We're gonna eat again! (screaming) These are loaded baked potatoes.
[Woman] Shut the front door. Like chipotle?
Yes! So as it happens when you camp or hike, food becomes kind of important, but we're now, once again, happy and we've found the Yellow Brick Road, so to speak, this is the Muav limestone layer that we took for a short distance, about three river miles.
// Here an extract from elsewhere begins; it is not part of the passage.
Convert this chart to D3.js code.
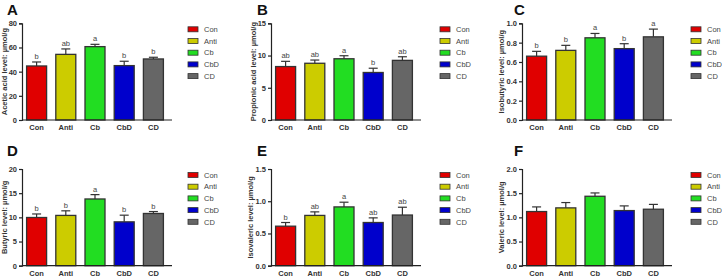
<!DOCTYPE html>
<html>
<head>
<meta charset="utf-8">
<script src="https://cdn.jsdelivr.net/npm/d3@7"></script>
<style>
  body { margin: 0; background: #fff; }
  svg { display: block; font-family: Arial, "Liberation Sans", sans-serif; }
</style>
</head>
<body>
<div id="chart"></div>
<script>
// groups and colours
const groups = ["Con", "Anti", "Cb", "CbD", "CD"];
const groupColors = ["#e00000", "#cccc00", "#22dd22", "#0000cc", "#666666"];

// A - acetic acid
const aceticMean = [44.7, 54.3, 60.7, 45.0, 50.5];
const aceticSem = [3.3, 4.5, 1.9, 3.6, 1.4];
const aceticSig = ["b", "ab", "a", "b", "b"];
const aceticTicks = [0, 20, 40, 60, 80];
// B - propionic acid
const propionicMean = [8.29, 8.8, 9.5, 7.37, 9.25];
const propionicSem = [0.81, 0.5, 0.47, 0.66, 0.56];
const propionicSig = ["ab", "ab", "a", "b", "ab"];
const propionicTicks = [0, 5, 10, 15];
// C - isobutyric
const isobutyricMean = [0.66, 0.72, 0.85, 0.738, 0.86];
const isobutyricSem = [0.05, 0.052, 0.045, 0.051, 0.08];
const isobutyricSig = ["b", "b", "a", "b", "a"];
const isobutyricTicks = [0, 0.2, 0.4, 0.6, 0.8, 1.0];
// D - butyric
const butyricMean = [9.97, 10.4, 13.8, 9.07, 10.8];
const butyricSem = [0.73, 0.95, 0.9, 1.38, 0.4];
const butyricSig = ["b", "b", "a", "b", "b"];
const butyricTicks = [0, 5, 10, 15, 20];
// E - isovaleric
const isovalericMean = [0.613, 0.78, 0.912, 0.67, 0.786];
const isovalericSem = [0.057, 0.055, 0.073, 0.072, 0.121];
const isovalericSig = ["b", "ab", "a", "ab", "ab"];
const isovalericTicks = [0, 0.5, 1.0, 1.5];
// F - valeric
const valericMean = [1.12, 1.196, 1.436, 1.14, 1.168];
const valericSem = [0.096, 0.11, 0.069, 0.097, 0.1];
const valericSig = [];
const valericTicks = [0, 0.5, 1.0, 1.5, 2.0];

const panels = [
  {tag: "A", title: "Acetic acid level: \u00b5mol/g", mean: aceticMean, sem: aceticSem, sig: aceticSig, ticks: aceticTicks, fmt: "d", col: 0, row: 0},
  {tag: "B", title: "Propionic acid level: \u00b5mol/g", mean: propionicMean, sem: propionicSem, sig: propionicSig, ticks: propionicTicks, fmt: "d", col: 1, row: 0},
  {tag: "C", title: "Isobutyric level: \u00b5mol/g", mean: isobutyricMean, sem: isobutyricSem, sig: isobutyricSig, ticks: isobutyricTicks, fmt: ".1f", col: 2, row: 0},
  {tag: "D", title: "Butyric level: \u00b5mol/g", mean: butyricMean, sem: butyricSem, sig: butyricSig, ticks: butyricTicks, fmt: "d", col: 0, row: 1},
  {tag: "E", title: "Isovaleric level: \u00b5mol/g", mean: isovalericMean, sem: isovalericSem, sig: isovalericSig, ticks: isovalericTicks, fmt: ".1f", col: 1, row: 1},
  {tag: "F", title: "Valeric level: \u00b5mol/g", mean: valericMean, sem: valericSem, sig: valericSig, ticks: valericTicks, fmt: ".1f", col: 2, row: 1}
];

const W = 722, H = 278;
const axisX = [22, 271, 522];
const tagX = [7, 257, 514];
const legendX = [188, 440, 691];
const plotTop = [23.3, 169];
const plotH = 96.7;
const tagY = [14.5, 156];

const svg = d3.select("#chart").append("svg")
  .attr("width", W)
  .attr("height", H);
svg.append("rect").attr("width", W).attr("height", H).attr("fill", "#fff");

panels.forEach(function(p) {
  const x0 = axisX[p.col], y0 = plotTop[p.row];
  const g = svg.append("g");

  const x = d3.scaleBand()
    .domain(groups)
    .range([x0, x0 + 146])
    .paddingInner(0.315)
    .paddingOuter(0.1575);
  const y = d3.scaleLinear()
    .domain([p.ticks[0], p.ticks[p.ticks.length - 1]])
    .range([y0 + plotH, y0]);

  // panel letter
  g.append("text")
    .attr("x", tagX[p.col])
    .attr("y", tagY[p.row])
    .style("font-size", "15px")
    .style("font-weight", "bold")
    .attr("fill", "#111")
    .text(p.tag);

  // bars
  g.selectAll("rect.bar")
    .data(p.mean)
    .enter()
    .append("rect")
    .attr("class", "bar")
    .attr("x", (d, i) => x(groups[i]))
    .attr("y", d => y(d))
    .attr("width", x.bandwidth())
    .attr("height", d => y(0) - y(d))
    .attr("fill", (d, i) => groupColors[i])
    .attr("stroke", "#333")
    .attr("stroke-width", 1.3);

  // error bars (upper only)
  const cap = 4.5;
  p.mean.forEach(function(m, i) {
    const cx = x(groups[i]) + x.bandwidth() / 2;
    const top = y(m + p.sem[i]);
    g.append("line")
      .attr("x1", cx).attr("x2", cx)
      .attr("y1", y(m)).attr("y2", top)
      .attr("stroke", "#333").attr("stroke-width", 1.2);
    g.append("line")
      .attr("x1", cx - cap).attr("x2", cx + cap)
      .attr("y1", top).attr("y2", top)
      .attr("stroke", "#333").attr("stroke-width", 1.2);
    if (p.sig[i]) {
      g.append("text")
        .attr("x", cx)
        .attr("y", top - 3)
        .attr("text-anchor", "middle")
        .style("font-size", "7.5px")
        .attr("fill", "#444")
        .text(p.sig[i]);
    }
  });

  // y axis
  const yAxis = g.append("g")
    .attr("class", "axis")
    .attr("transform", "translate(" + x0 + ",0)")
    .call(d3.axisLeft(y).tickValues(p.ticks).tickSize(3).tickPadding(2).tickFormat(d3.format(p.fmt)));
  yAxis.selectAll("text")
    .style("font-size", "7.5px")
    .style("font-weight", "bold")
    .attr("fill", "#333");

  // x axis
  const xAxis = g.append("g")
    .attr("class", "axis")
    .attr("transform", "translate(0," + (y0 + plotH) + ")")
    .call(d3.axisBottom(x).tickSize(0).tickPadding(5));
  xAxis.select(".domain").attr("d", "M" + x0 + ",0H" + (x0 + 150));
  xAxis.selectAll("text")
    .style("font-size", "7.5px")
    .style("font-weight", "bold")
    .attr("fill", "#333");
  g.selectAll(".axis path, .axis line")
    .attr("stroke", "#222")
    .attr("stroke-width", 1.2);

  // y title, pushed further out when tick labels have decimals
  const titleOff = p.fmt === ".1f" ? 18.5 : 15;
  g.append("text")
    .attr("transform", "translate(" + (x0 - titleOff) + "," + (y0 + plotH / 2) + ") rotate(-90)")
    .attr("text-anchor", "middle")
    .style("font-size", "7.5px")
    .style("font-weight", "bold")
    .attr("fill", "#333")
    .text(p.title);

  // legend
  const lg = g.append("g")
    .attr("transform", "translate(" + legendX[p.col] + "," + (y0 + 6) + ")");
  const item = lg.selectAll("g")
    .data(groups)
    .enter()
    .append("g")
    .attr("transform", (d, i) => "translate(0," + (i * 11.7) + ")");
  item.append("rect")
    .attr("x", 0).attr("y", -2.5)
    .attr("width", 10).attr("height", 5)
    .attr("fill", (d, i) => groupColors[i])
    .attr("stroke", "#333")
    .attr("stroke-width", 0.8);
  item.append("text")
    .attr("x", 16)
    .attr("y", 2.7)
    .style("font-size", "7.5px")
    .attr("fill", "#444")
    .text(d => d);
});
</script>
</body>
</html>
Kenton Grua, actually, that Kevin featured in his book, was the first person to ever realize you could connect these benches, we're basically following the black pellets of gold we call them, the bighorn sheep poop, and we weaved our way through here up to Mat Cat, we climbed our way back up from the river back up onto the layer and then weaved and ducked and dived our way all the way around up into Havasu, because we wanted to really investigate; you see these black lines here, these black circles, the uranium mines, we want to try to understand that issue.
And the destination, the endpoint of this segment, the place that we were headed was the kingdom of the people of the blue-green water. This is a very special part of the Grand Canyon. And it is home to the tiniest tribe of Native Americans who live either around or inside the canyon, the Havasupai people who live inside of what looks to be an idyllic home, but they're incredibly vulnerable because one of the things about the canyon is that everything is connected and so they are aware, perhaps at a deeper level than almost anyone else just how vulnerable they are to the sorts of things that are happening right now in the rim of the Grand Canyon.
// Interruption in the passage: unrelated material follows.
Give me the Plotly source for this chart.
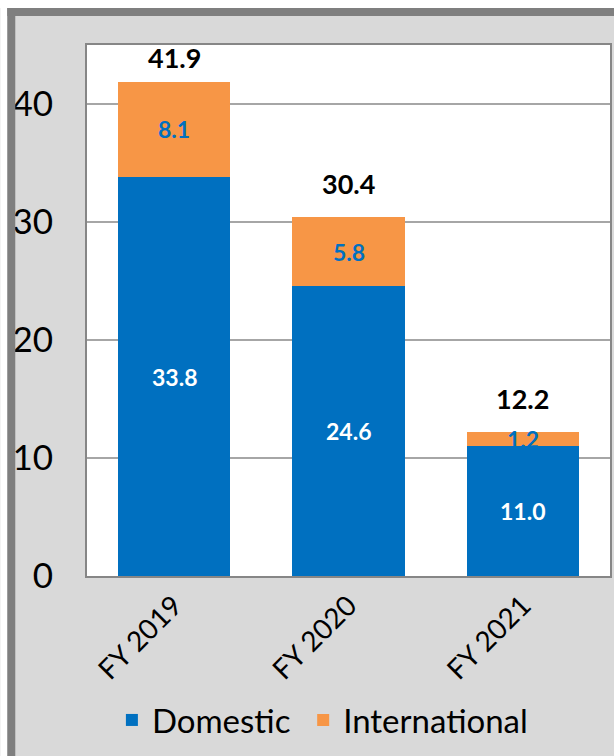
import plotly.graph_objects as go

# Passenger traffic by fiscal year (millions)
years = ["FY 2019", "FY 2020", "FY 2021"]
domestic = [33.8, 24.6, 11.0]
international = [8.1, 5.8, 1.2]
totals = [41.9, 30.4, 12.2]
y_ticks = [0, 10, 20, 30, 40]

BLUE = "#0070c0"
ORANGE = "#f79646"
FONT = "Lato"
Y_MAX = 45
PLOT_L, PLOT_W = 87, 525          # plot-area left edge / width in px
PLOT_T, PLOT_H = 45, 531          # plot-area top edge / height in px
PX_PER_UNIT = PLOT_H / Y_MAX

fig = go.Figure()
fig.add_trace(go.Bar(x=years, y=domestic, name="Domestic", legend="legend",
                     marker=dict(color=BLUE, line=dict(width=0))))
fig.add_trace(go.Bar(x=years, y=international, name="International", legend="legend2",
                     marker=dict(color=ORANGE, line=dict(width=0))))

annotations = []
for yr, d, i, t in zip(years, domestic, international, totals):
    # segment values, centred in each stacked piece
    annotations.append(dict(x=yr, y=d / 2, text=f"<b>{d:.1f}</b>", showarrow=False,
                            font=dict(family=FONT, size=23, color="white")))
    annotations.append(dict(x=yr, y=d + i / 2, text=f"<b>{i:.1f}</b>", showarrow=False,
                            font=dict(family=FONT, size=23, color=BLUE)))
    # stack total above each bar, kept inside the plot frame
    label_y = min(t + 34 / PX_PER_UNIT, Y_MAX - 12 / PX_PER_UNIT)
    annotations.append(dict(x=yr, y=label_y, text=f"<b>{t:.1f}</b>", showarrow=False,
                            yanchor="middle",
                            font=dict(family=FONT, size=27, color="black")))


def px_x(px):
    return (px - PLOT_L) / PLOT_W


def px_y(py):
    return 1 - (py - PLOT_T) / PLOT_H


# outer frame: dark band along the top and left edges
shapes = [
    dict(type="rect", xref="paper", yref="paper", layer="above",
         x0=px_x(0), x1=px_x(7), y0=-2, y1=2, fillcolor="white", line=dict(width=0)),
    dict(type="rect", xref="paper", yref="paper", layer="above",
         x0=-1, x1=2, y0=px_y(8), y1=2, fillcolor="white", line=dict(width=0)),
    dict(type="rect", xref="paper", yref="paper", layer="above",
         x0=px_x(7), x1=px_x(15), y0=-2, y1=px_y(8), fillcolor="#7f7f7f", line=dict(width=0)),
    dict(type="rect", xref="paper", yref="paper", layer="above",
         x0=px_x(7), x1=2, y0=px_y(16), y1=px_y(8), fillcolor="#7f7f7f", line=dict(width=0)),
]

legend_style = dict(orientation="h", xanchor="left", y=px_y(720), yanchor="middle",
                    font=dict(family=FONT, size=33, color="black"),
                    bgcolor="rgba(0,0,0,0)")

fig.update_layout(
    width=614, height=756,
    barmode="stack", bargap=0.354,
    paper_bgcolor="#d9d9d9", plot_bgcolor="white",
    margin=dict(l=PLOT_L, r=2, t=PLOT_T, b=180, pad=0),
    font=dict(family=FONT, color="black"),
    annotations=annotations,
    shapes=shapes,
    showlegend=True,
    legend=dict(x=px_x(112), **legend_style),
    legend2=dict(x=px_x(304), **legend_style),
    xaxis=dict(showline=True, linecolor="#868686", linewidth=2, mirror=True,
               tickangle=-45, tickfont=dict(family=FONT, size=28, color="black"),
               ticks="", showgrid=False),
    yaxis=dict(range=[0, Y_MAX], tickvals=y_ticks, showline=True, linecolor="#868686",
               linewidth=2, mirror=True, showgrid=True, gridcolor="#a6a6a6", gridwidth=2,
               zeroline=False, ticks="", ticklabelstandoff=25,
               tickfont=dict(family=FONT, size=35, color="black")),
)

fig.write_html("out.html")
So this is the Havasupai coming out to do a protest in front of the canyon mine; the canyon mine sits on the south side of Grand Canyon, it's out of the border of the park itself, but the Havasupai fear that it's well within the watershed of Grand Canyon and if there were to be a breach or anything would happen, that it would flow down right into their water source, their life. I spent time with the uranium miners, all guys trying to hang on and do their job best, they're doing everything legally; it's a contentious area, a lot of people are against uranium mining. The challenge here is nobody has the money to drill a 3,000-foot well to monitor these mines and if they're acting appropriately or not. They're dealing with systems, environmental regulations that are not meant for the Grand Canyon; there's only one Grand Canyon. And if you get above this and start to see the proximity, this is on the north side, this is Arizona 1 mine. This is outside of the park boundary, but as you can see from the air, everything is connected, it's well within the watershed. So if anything were to go wrong in a uranium situation, it would go right down into the lifeline of the Southwest.